Tuesday, June 25, 2013

Race Baiters and the Voting Rights Act

The Supreme Court released its decision on Shelby County V. Holder.  This case dealt with only one section of the Voting Rights Act; section 4.  This section used data from the 1960's in order to decide which states/counties/districts have shown acts of discrimination in allowing minorities to vote, ever.  
There is no denying that in sections in the country the ability for minorities to vote was made almost impossible.  In many cases, those areas are in the south.  But the question in front of the court was does the federal government still have the right to micro manage every aspect of how voting procedures are done in all these areas of the country close to 50 years later.  They answered no.  Chief Justice Roberts said that times have changed and the law must change with those times.  

I am not going to sit here and deny that racism exists, it most certainly does.  We have heard recent stories about churches in the deep south refusing to marry inter-racial couples.  But the other side to that coin is that in many of the areas that this section covered have minority voters registered at equitable numbers of their populations.  

Now we have all the racebaiters out in force today saying that minorities will be again denied the right to register and vote.  Where is the proof of that?  Many areas of the south have black representatives at all levels of government.  Is that automatically going to stop simply because one small provision of the act needs to be adjusted?  It is simply ridiculous.  But Jesse Jackson usually is.  

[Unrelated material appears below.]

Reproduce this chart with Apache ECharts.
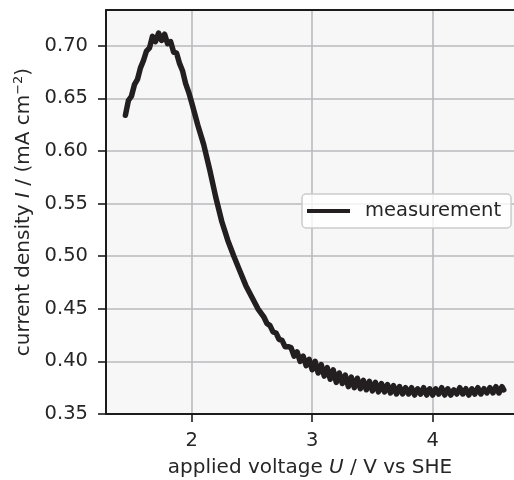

Herein lies the problem.  We are not in 1964 anymore.  Times have changed and the congress was warned years ago that this provisions needed to be updated, not just rubber stamped to continue for an additional 25 years.  This section actually forced the areas it covered to get permission from The Department of Justice if they needed to do something as simple as change a voting location 25 feet away.  How exactly is that going to effect minorities from voting?  If a white person can get 25 feet so can anyone else.  

In one recent instance, one small town wanted to take the party affiliation off the ballot on local elections.  The Department of Justice said that was going to disenfranchise black voters.  All it was going to do was make people actually research who was running instead of seeing a letter after their name and voting based on that.  Since it was a very small town, most people most likely knew them anyway.  But it didn't stop the federal government from sticking their nose into business that had nothing to do with them.  
Congress should have acted on this years ago.  Why won't they?  They are afraid of being labeled racist simply because they admit that many areas of the country no longer discriminate when it comes voting.  The democrats don't get to hold onto they are the champions of minorities and the republicans don't want to get called names.  So what do they do?  They simply act like nothing has changed in 5 decades.  We all know that it has.  

Many on the left are talking about the voting rights act has been gutted.  No such thing is true.  What we really have seen here is that voting rights act has been successful and it is a law that has done what it was supposed to do (the law was always supposed to be a temporary one until things leveled out) and we should be celebrating that.  There may very well still be areas of the country where problems exist.  Lets figure out where those areas are and write laws that make sense.  If this is still such a problem, it should be no problem being able to prove it.  

But of course that will make the likes of Jesse Jackson less relevant.  We wouldn't want that would we?